Personal information
- Full name: Damián Ezequiel Tello Cabrera
- Date of birth: 23 September 1995 (age 30)
- Place of birth: Mendoza, Argentina
- Height: 1.90 m (6 ft 3 in)
- Position: Goalkeeper

Team information
- Current team: Curicó Unido
- Number: 22

Youth career
- Leonardo Murialdo
- Gimnasia de Mendoza

Senior career*
- Years: Team / Apps / (Gls)
- 2014: Gimnasia de Mendoza
- 2015: Real Cartagena
- 2016: Deportivo JBL
- 2016: Leonardo Murialdo
- 2017: Huracán Las Heras [es]
- 2018–2019: Deportivo Maipú / 30 / (0)
- 2019–2020: Defensores Unidos / 2 / (0)
- 2021: Atlanta / 6 / (0)
- 2022: Chacarita Juniors / 0 / (0)
- 2022: Alvarado / 0 / (0)
- 2023–2025: Talleres RdE / 107 / (0)
- 2026–: Curicó Unido / 1 / (0)

= Damián Tello =

Argentine footballer

Damián Ezequiel Tello Cabrera (born 23 September 1995) is an Argentine professional footballer who plays as a goalkeeper for Chilean club Curicó Unido.

==Career==
Born in Mendoza, Argentina, Tello started his career with Gimnasia y Esgrima de Mendoza before moving abroad to play in Colombia and Venezuela for Real Cartagena and Deportivo JBL, respectively. As a member of Gimnasia, he won the 2013–14 Torneo Argentino B.

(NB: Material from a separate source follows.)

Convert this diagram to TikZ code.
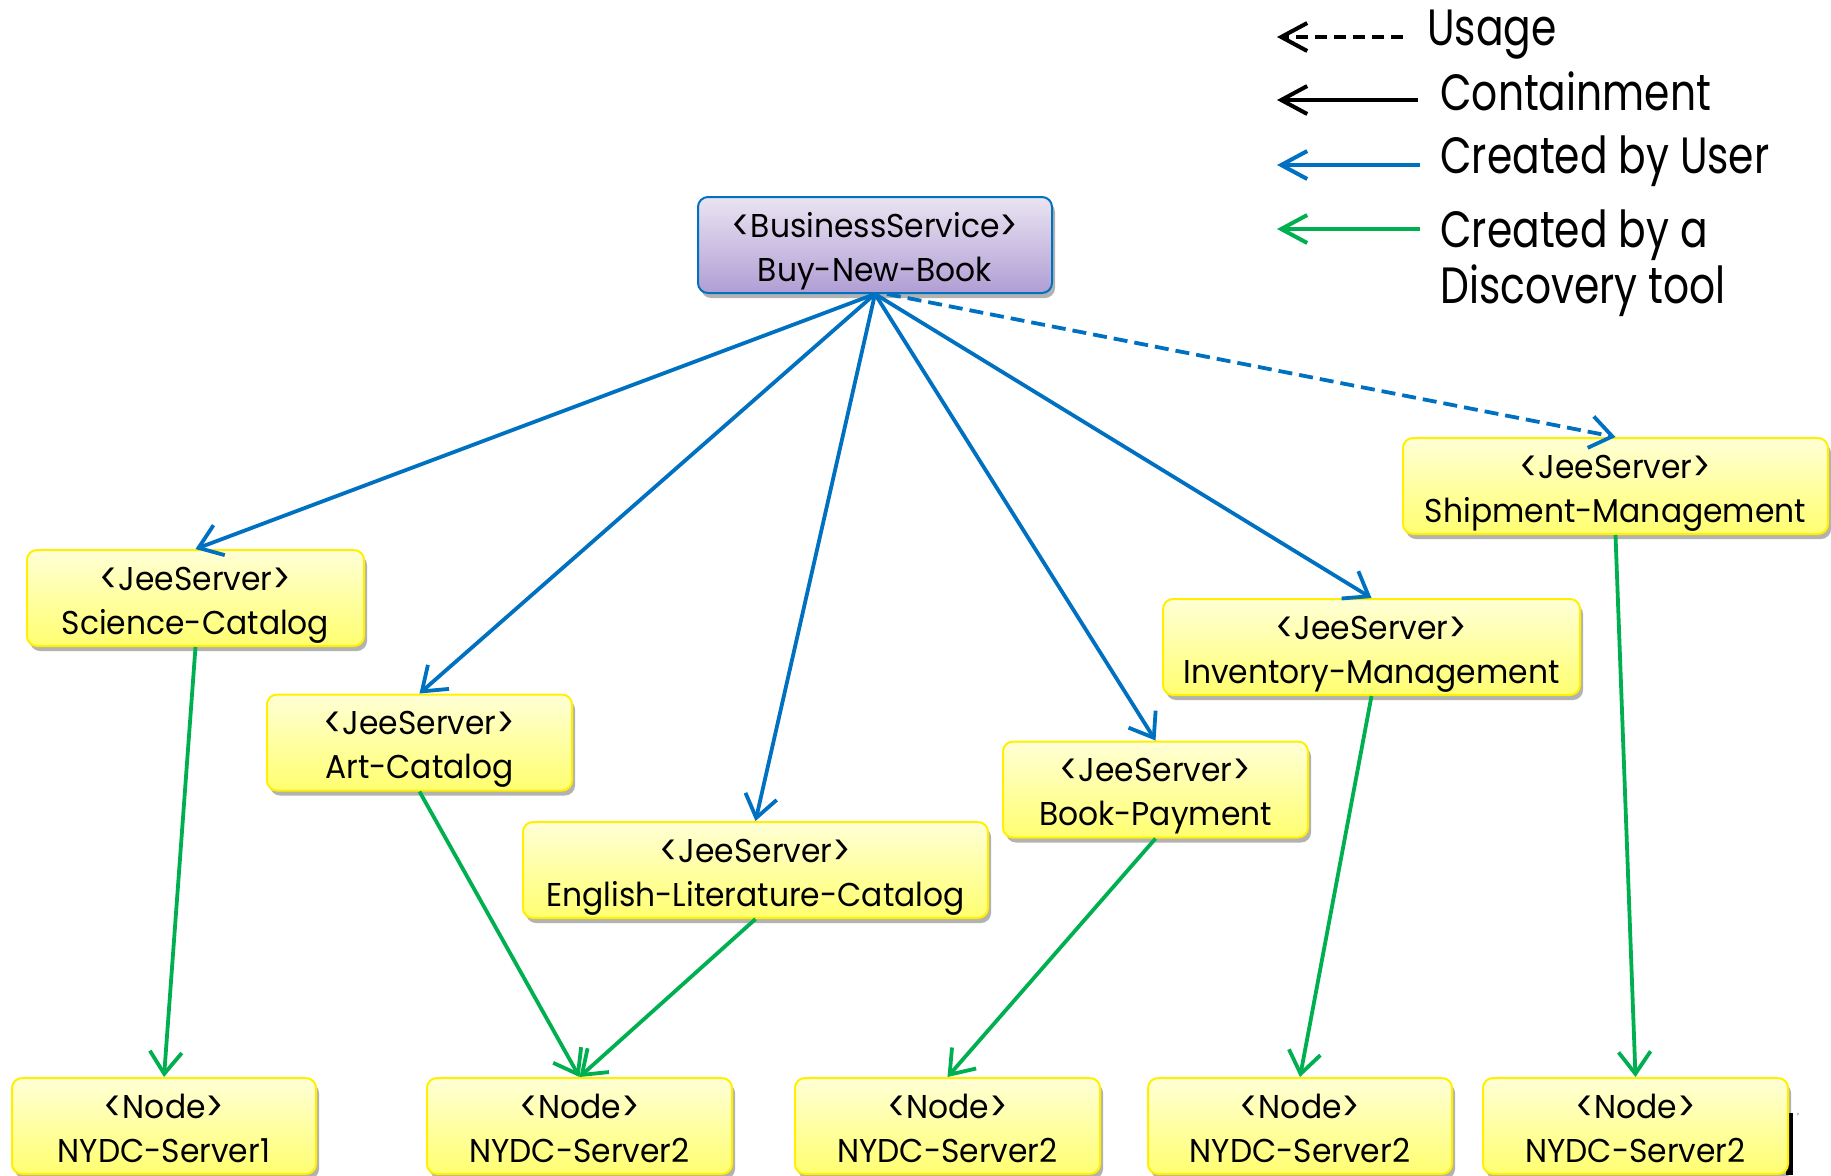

Back in Argentina, Tello spent seasons with Leonardo Murialdo, Huracán Las Heras and Deportivo Maipú in Mendoza Province.

The next years, Tello spent seasons with Defensores Unidos, Atlanta, Chacarita Juniors and Alvarado before joining Talleres de Remedios de Escalada in 2023 until 2025. With Talleres, he won the 2023 Primera B Metropolitana and reached over a thousand minutes without conceding goals during 2024.

For the 2026 season, Tello moved abroad again and joined Chilean club Curicó Unido.

==Personal life==
He is the older brother of the also goalkeeper Alejo Tello.